La sugerencia de su hijo Carlos, concejal en la ciudad de Río de Janeiro de influencia directa sobre el padre, fue crear “una ABIN paralela”, en referencia a la sigla de la Agencia Brasileña de Inteligencia.
Al papá presidente la idea le encantó. Pero fue firme e inmediatamente “desaconsejado” por los militares de los cuales se rodeó.
Entonces trató de asumir el control de la Policía Federal, que funciona en Brasil como una especie de FBI tropical, nombrando director general a alguien de su confianza personal: un comisario amigo de sus hijos, dos de los cuales están imputados en la Justicia por desvío de recursos públicos.

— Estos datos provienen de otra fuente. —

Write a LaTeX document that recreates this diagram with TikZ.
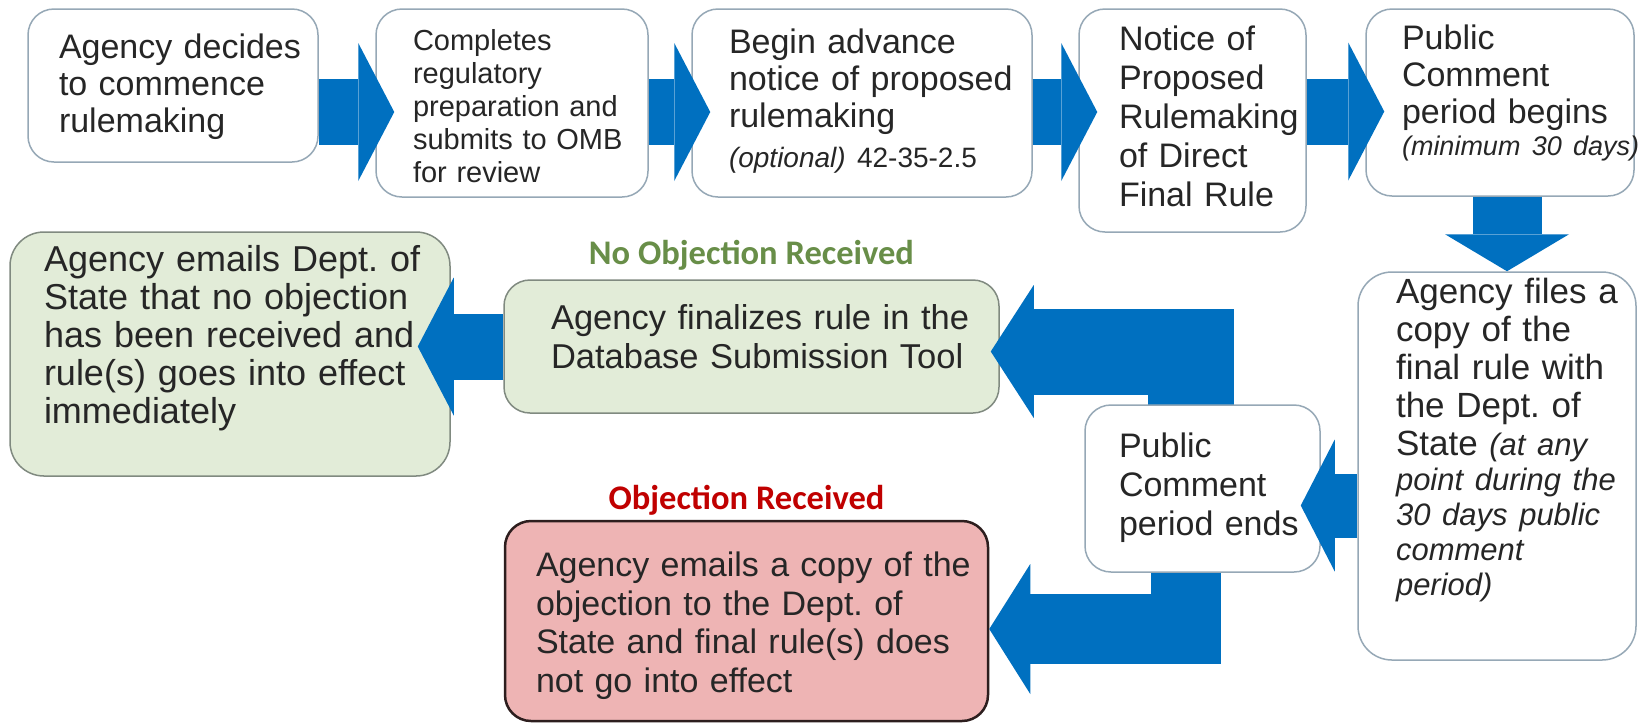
\documentclass[tikz,border=0pt]{standalone}
\usepackage{fontspec}
\setmainfont{Liberation Sans}
\newfontfamily\calibrifont{Carlito}
\usetikzlibrary{arrows.meta,calc}
\pgfdeclarelayer{fg}
\pgfsetlayers{main,fg}
\definecolor{arrowblue}{RGB}{0,112,192}
\definecolor{wborder}{RGB}{150,168,182}
\definecolor{gfill}{RGB}{226,236,216}
\definecolor{gborder}{RGB}{128,138,128}
\definecolor{rfill}{RGB}{238,180,180}
\definecolor{rborder}{RGB}{45,30,30}
\definecolor{txtgray}{RGB}{38,38,38}
\definecolor{lgreen}{RGB}{104,142,72}
\definecolor{lred}{RGB}{192,0,0}
\frenchspacing
\newcommand{\fs}[2]{\fontsize{#1pt}{#2pt}\selectfont}
% optional argument: extra space below the block (positive moves text up, negative moves it down)
\newcommand{\boxlines}[2][0pt]{\rlap{\begin{tabular}{@{}l@{}}#2\\[#1]\end{tabular}}}
\tikzset{
  box/.style={rounded corners=26pt, line width=1.5pt, draw=wborder, fill=white,
    inner ysep=0pt, align=left, text=txtgray, font=\fs{34}{37}},
  gbox/.style={box, fill=gfill, draw=gborder},
  rbox/.style={box, fill=rfill, draw=rborder, line width=2.5pt},
  lbl/.style={font=\calibrifont\bfseries\fs{34.5}{36}, inner sep=0pt},
  harrow/.style={draw=arrowblue, line width=66pt,
    -{Triangle[width=138pt,length=36pt,line width=0pt]}},
  toparrow/.style={harrow, shorten >=-19pt},
}
\begin{document}
\begin{tikzpicture}[x=1pt,y=-1pt]
\fill[white] (0,0) rectangle (1640,724);
\useasboundingbox (0,0) rectangle (1640,724);

% top row
\node[box, minimum width=290pt, minimum height=153pt, inner xsep=31pt, text width=228pt]
  (b1) at (173,85.5) {\boxlines[-6pt]{Agency decides\\to commence\\rulemaking}};
\node[box, font=\fs{29}{33}, minimum width=272pt, minimum height=188pt, inner xsep=37pt, text width=198pt]
  (b2) at (512,103) {\boxlines[-14pt]{Completes\\regulatory\\preparation and\\submits to OMB\\for review}};
\node[box, minimum width=340pt, minimum height=188pt, inner xsep=37pt, text width=266pt]
  (b3) at (862,103) {\boxlines{Begin advance\\notice of proposed\\rulemaking\\[3pt]\fs{28}{30}\textit{(optional)} 42-35-2.5}};
\node[box, font=\fs{34}{39}, minimum width=227pt, minimum height=223pt, inner xsep=40pt, text width=147pt]
  (b4) at (1192.5,120.5) {\boxlines{Notice of\\Proposed\\Rulemaking\\of Direct\\Final Rule}};
\node[box, minimum width=268pt, minimum height=187pt, inner xsep=36pt, text width=196pt]
  (b5) at (1500,102.5) {\boxlines[15pt]{Public\\Comment\\period begins\\[-4.5pt]\fs{27}{30}\itshape (minimum 30 days)}};

% right column
\node[box, font=\fs{35}{38}, rounded corners=34pt, minimum width=278pt, minimum height=388pt, inner xsep=38pt, text width=202pt]
  (b6) at (1497,466) {\boxlines[48pt]{Agency files a\\copy of the\\final rule with\\the Dept. of\\State {\fs{31}{33}\itshape (at any}\\[-3pt]
  \fs{31}{33}\itshape point during the\\[-3pt]\fs{31}{33}\itshape 30 days public\\[-3pt]\fs{31}{33}\itshape comment\\[-3pt]\fs{31}{33}\itshape period)}};

\begin{pgfonlayer}{fg}
\node[box, font=\fs{34}{39}, minimum width=235pt, minimum height=167pt, inner xsep=34pt, text width=167pt]
  (b7) at (1202.5,488.5) {\boxlines{Public\\Comment\\period ends}};
\draw[harrow, line width=64pt, -{Triangle[width=132pt,length=34pt,line width=0pt]}, shorten >=-20pt]
  ($(b6.west |- b7.east)+(0,17)$) -- ($(b7.east)+(0,17)$);
\end{pgfonlayer}

% outcomes
\node[gbox, font=\fs{34.5}{39}, minimum width=495pt, minimum height=133pt, inner xsep=47pt, text width=401pt]
  (b8) at (751.5,346.5) {\boxlines[10pt]{Agency finalizes rule in the\\Database Submission Tool}};
\node[gbox, font=\fs{36}{38}, rounded corners=34pt, minimum width=440pt, minimum height=244pt, inner xsep=34pt, text width=372pt]
  (b9) at (230,354) {\boxlines[29pt]{Agency emails Dept. of\\State that no objection\\has been received and\\rule(s) goes into effect\\immediately}};
\node[rbox, font=\fs{34}{38.5}, minimum width=483pt, minimum height=200pt, inner xsep=31pt, text width=421pt]
  (b10) at (746.5,621) {\boxlines[-12pt]{Agency emails a copy of the\\objection to the Dept. of\\State and final rule(s) does\\not go into effect}};

\node[lbl, text=lgreen] (lab1) at ($(b8.north)+(0,-24)$) {No Objection Received};
\node[lbl, text=lred] (lab2) at ($(b10.north)+(0,-19)$) {Objection Received};

% arrows
\draw[toparrow] ($(b1.east |- b2.west)+(0,9)$) -- ($(b2.west)+(0,9)$);
\draw[toparrow] ($(b2.east)+(0,9)$) -- ($(b3.west)+(0,9)$);
\draw[toparrow] ($(b3.east)+(0,9)$) -- ($(b4.west |- b3.east)+(0,9)$);
\draw[toparrow] ($(b4.east |- b5.west)+(0,9)$) -- ($(b5.west)+(0,9)$);
\coordinate (dtop) at ($(b5.south)+(7,0)$);
\draw[draw=arrowblue, line width=69pt, -{Triangle[width=124pt,length=37pt,line width=0pt]}] (dtop) -- (dtop |- b6.north);
\draw[harrow, shorten >=-33pt] (b8.west) -- (b9.east |- b8.west);
\draw[draw=arrowblue, line width=86pt, -{Triangle[width=133pt,length=43pt,line width=0pt]}, shorten >=-9pt]
  ($(b7.center)+(-12,0)$) |- ($(b8.east)+(0,5)$);
\draw[draw=arrowblue, line width=70pt, -{Triangle[width=130pt,length=41pt,line width=0pt]}]
  ($(b7.center)+(-17,0)$) |- ($(b10.east)+(0,8)$);
\end{tikzpicture}
\end{document}
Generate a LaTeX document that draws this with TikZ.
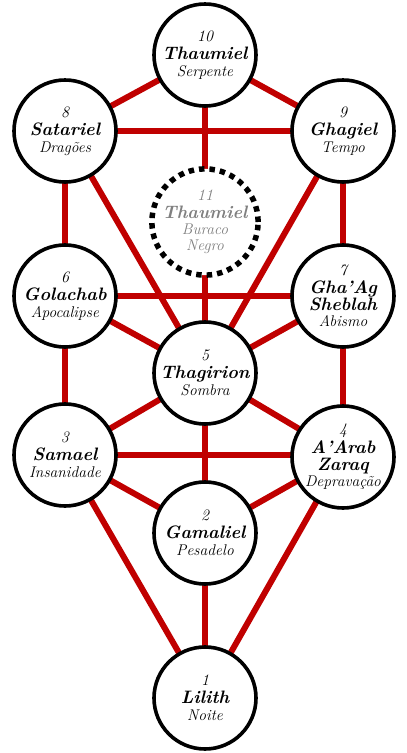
\documentclass[tikz,border=0pt]{standalone}
\usepackage{fontspec}
\setmainfont{Latin Modern Roman}
\definecolor{pathred}{RGB}{192,0,0}
\definecolor{ghost}{RGB}{128,128,128}
\newcommand{\numtxt}[1]{{\fontsize{16}{18}\selectfont\itshape #1}}
\newcommand{\nametxt}[1]{{\fontsize{18}{18}\selectfont\bfseries\itshape #1}}
\newcommand{\subtxt}[1]{{\fontsize{15.5}{18}\selectfont\itshape #1}}
\begin{document}
\begin{tikzpicture}[x=1pt,y=-1pt,
  sephira/.style={circle,draw=black,line width=3.6pt,fill=white,minimum size=102pt,inner sep=0pt,align=center,text=black,font=\fontsize{16}{18}\selectfont},
  hidden/.style={sephira,dash pattern=on 5.5pt off 5pt,line width=5.5pt,text=ghost},
  path22/.style={draw=pathred,line width=6pt}]
\useasboundingbox (0,0) rectangle (407,753);
\fill[white] (0,0) rectangle (407,753);
\coordinate (p10) at (205,55);
\coordinate (p8) at (65,131);
\coordinate (p9) at (343,131);
\coordinate (p11) at (205,222);
\coordinate (p6) at (65,296);
\coordinate (p7) at (343,296);
\coordinate (p5) at (205,373);
\coordinate (p3) at (65,455);
\coordinate (p4) at (343,455);
\coordinate (p2) at (205,533);
\coordinate (p1) at (205,698);
\foreach \a/\b in {p10/p8,p10/p9,p10/p5,p8/p9,p8/p6,p8/p5,p9/p7,p9/p5,p6/p7,p6/p5,p7/p5,p6/p3,p7/p4,p5/p3,p5/p4,p5/p2,p3/p4,p3/p2,p4/p2,p3/p1,p4/p1,p2/p1}
  \draw[path22] (\a) -- (\b);
\node[sephira] (n10) at (p10) {\numtxt{10}\\\nametxt{Thaumiel}\\[-1pt]\subtxt{Serpente}};
\node[sephira] (n8) at (p8) {\numtxt{8}\\\nametxt{Satariel}\\[-1pt]\subtxt{Dragões}};
\node[sephira] (n9) at (p9) {\numtxt{9}\\\nametxt{Ghagiel}\\[-1pt]\subtxt{Tempo}};
\node[hidden] (n11) at (p11) {\numtxt{11}\\\nametxt{Thaumiel}\\[-2pt]\subtxt{Buraco}\\[-2pt]\subtxt{Negro}};
\node[sephira] (n6) at (p6) {\numtxt{6}\\\nametxt{Golachab}\\[-1pt]\subtxt{Apocalipse}};
\node[sephira] (n7) at (p7) {\numtxt{7}\\\nametxt{Gha’Ag}\\[-1pt]\nametxt{Sheblah}\\[-2pt]\subtxt{Abismo}};
\node[sephira] (n5) at (p5) {\numtxt{5}\\\nametxt{Thagirion}\\[-1pt]\subtxt{Sombra}};
\node[sephira] (n3) at (p3) {\numtxt{3}\\\nametxt{Samael}\\[-1pt]\subtxt{Insanidade}};
\node[sephira] (n4) at ([yshift=-2pt]p4) {\numtxt{4}\\[1pt]\nametxt{A’Arab}\\[-1pt]\nametxt{Zaraq}\\[-2pt]\subtxt{Depravação}};
\node[sephira] (n2) at (p2) {\numtxt{2}\\\nametxt{Gamaliel}\\[-1pt]\subtxt{Pesadelo}};
\node[sephira] (n1) at (p1) {\numtxt{1}\\\nametxt{Lilith}\\[-1pt]\subtxt{Noite}};
\end{tikzpicture}
\end{document}
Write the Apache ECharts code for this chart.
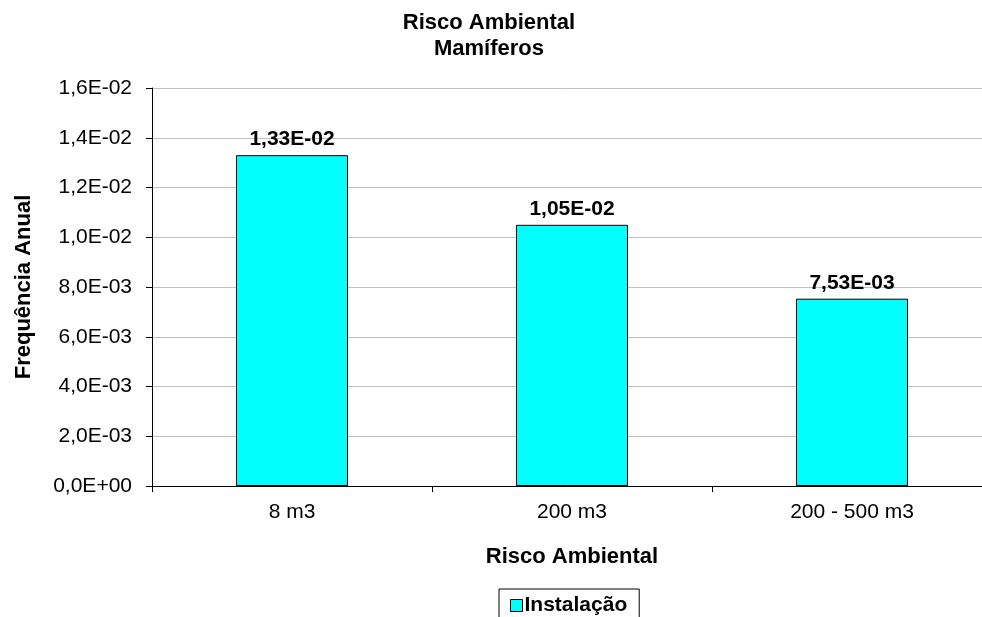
<!DOCTYPE html>
<html><head><meta charset="utf-8">
<script src="https://cdn.jsdelivr.net/npm/echarts@6/dist/echarts.min.js"></script>
<style>html,body{margin:0;padding:0;background:#fff}#c{width:982px;height:617px}</style>
</head><body><div id="c"></div>
<script>
var categories = ['8 m3', '200 m3', '200 - 500 m3'];
var seriesName = 'Instalação';
var values = [0.0133, 0.0105, 0.00753];
var yTicks = [0, 0.002, 0.004, 0.006, 0.008, 0.010, 0.012, 0.014, 0.016];

function fmtExp(v, d) {
  if (v === 0) return (0).toFixed(d).replace('.', ',') + 'E+00';
  var e = Math.floor(Math.log10(Math.abs(v)) + 1e-9);
  var m = v / Math.pow(10, e);
  var ms = m.toFixed(d);
  if (Math.abs(parseFloat(ms)) >= 10) { e += 1; ms = (v / Math.pow(10, e)).toFixed(d); }
  var es = (e < 0 ? '-' : '+') + (Math.abs(e) < 10 ? '0' : '') + Math.abs(e);
  return ms.replace('.', ',') + 'E' + es;
}
var font = 'Liberation Sans, Arial, sans-serif';
var fs = 21;
var chart = echarts.init(document.getElementById('c'));
chart.setOption({
  animation: false,
  title: {
    text: 'Risco Ambiental\nMamíferos',
    left: 484, top: 5, textAlign: 'center',
    textStyle: { fontFamily: font, fontSize: 22, fontWeight: 'bold', color: '#000', lineHeight: 26 }
  },
  legend: {
    data: [seriesName],
    left: 499, top: 589,
    itemWidth: 12, itemHeight: 12, itemGap: 4,
    borderColor: '#000', borderWidth: 1, borderRadius: 0,
    padding: [6, 12, 10, 11],
    icon: 'rect',
    itemStyle: { borderColor: '#000', borderWidth: 1 },
    textStyle: { fontFamily: font, fontSize: fs, fontWeight: 'bold', color: '#000', padding: [0, 0, 0, -3] }
  },
  grid: { left: 152, width: 840, top: 88, bottom: 131, containLabel: false, outerBoundsMode: 'none' },
  xAxis: {
    type: 'category', data: categories,
    name: 'Risco Ambiental', nameLocation: 'middle', nameGap: 60,
    nameTextStyle: { fontFamily: font, fontSize: 22, fontWeight: 'bold', color: '#000' },
    axisLine: { lineStyle: { color: '#000', width: 1 } },
    axisTick: { show: true, length: 6, lineStyle: { color: '#000' } },
    axisLabel: { fontFamily: font, fontSize: fs, color: '#000', margin: 16 }
  },
  yAxis: {
    type: 'value', min: yTicks[0], max: yTicks[yTicks.length - 1], interval: yTicks[1] - yTicks[0],
    name: 'Frequência Anual', nameLocation: 'middle', nameGap: 117, nameRotate: 90,
    nameTextStyle: { fontFamily: font, fontSize: 22, fontWeight: 'bold', color: '#000' },
    axisLine: { show: true, lineStyle: { color: '#000', width: 1 } },
    axisTick: { show: true, length: 6, lineStyle: { color: '#000' } },
    axisLabel: { fontFamily: font, fontSize: fs, color: '#000', margin: 20, formatter: function (v) { return fmtExp(v, 1); } },
    splitLine: { lineStyle: { color: '#c0c0c0', width: 1 } }
  },
  series: [{
    name: seriesName, type: 'bar', data: values, barWidth: '40%',
    itemStyle: { color: '#00ffff', borderColor: '#000', borderWidth: 1 },
    label: {
      show: true, position: 'top', distance: 5,
      fontFamily: font, fontSize: fs, fontWeight: 'bold', color: '#000',
      formatter: function (p) { return fmtExp(p.value, 2); }
    }
  }]
});
</script></body></html>
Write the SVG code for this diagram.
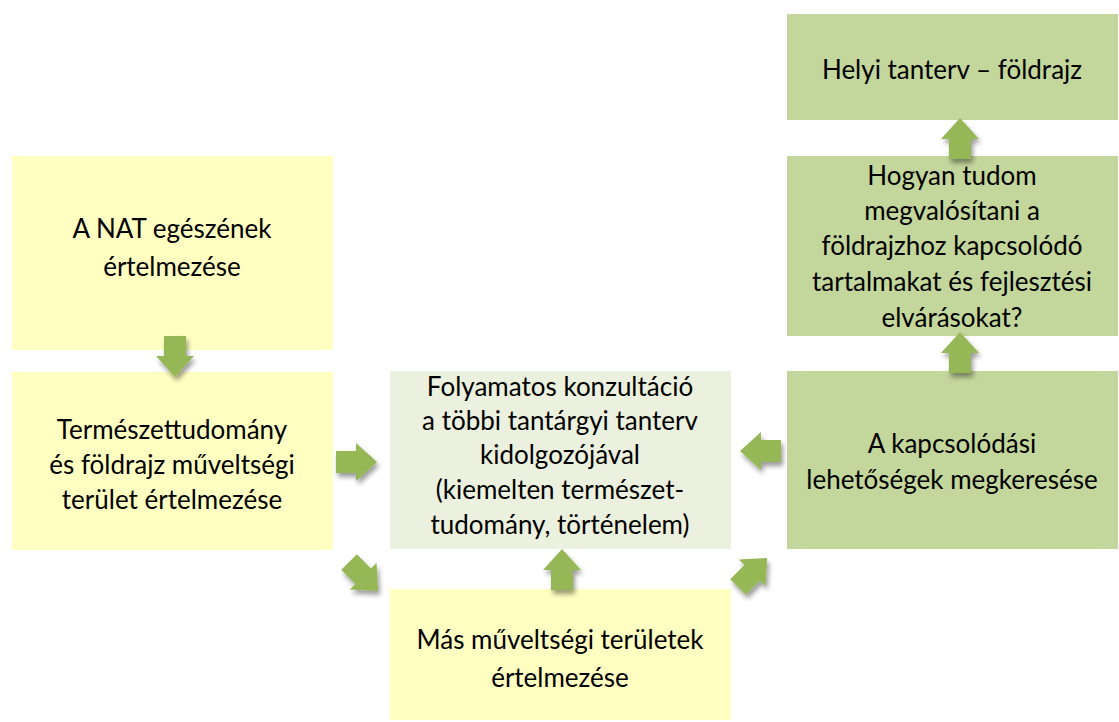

Fue otra vez “desaconsejado”, esta vez por alguien con menos peso que los generales que lo rodean: el entonces ministro de Justicia, Sergio Moro, el ex juez que manipuló burda e inmoralmente el juicio del ex presidente Lula da Silva, mandándolo a la cárcel en base a “convicciones”, sin prueba alguna, impidiéndole de disputar las presidenciales y ayudando Bolsonaro a hacerse elegir.
Resultado del embate: Moro renunció de forma estrepitosa, Bolsonaro nombró al amigo de los hijos y el nombramiento fue anulado por decisión del Supremo Tribunal Federal.
Esa secuencia de presiones y contra presiones fue conocida en Brasil. Lo que no se conocía hasta ahora es que desde mediados del año pasado, todavía con Moro como ministro, Bolsonaro creó nuevos servicios de control y espionaje a nombre, claro, de la “seguridad nacional”.
Moro no los implementó: la tarea le tocó al sucesor, André Mendonça (el mismo que al asumir se refirió a Bolsonaro como «mi profeta”).
El tema está bajo investigación en el Congreso y fue objeto de una medida drástica – otra más – de la corte suprema contra iniciativas de Bolsonaro: le prohibió al ministerio de Justicia armar informes sobre adversarios y críticos del gobierno. Claro que, tratándose del actual gobierno, es muy posible que los efectos de la prohibición sean escasos.
Ahora, el presidente lanzó una nueva medida: la ABIN fue reformulada. Más que análisis de información, sus funcionarios tienen como nueva tarea justamente buscar información.
En los primeros dieciocho meses de Bolsonaro los gastos por viáticos y pasajes de agentes de la ABIN crecieron un 550 por ciento (más de cinco veces) con respecto al mismo periodo de la frustrada presidenta Dilma Rousseff.
Por ley, la ABIN no puede ser operacional: su función es analizar informaciones colectadas por otros sectores del gobierno. Pero bueno, vale repetir: para el ultraderechista, ninguna ley será freno para sus obsesiones. Y las tiene de sobra.
Espiar a sus críticos y opositores para luego amenazarlos es solo una de ellas.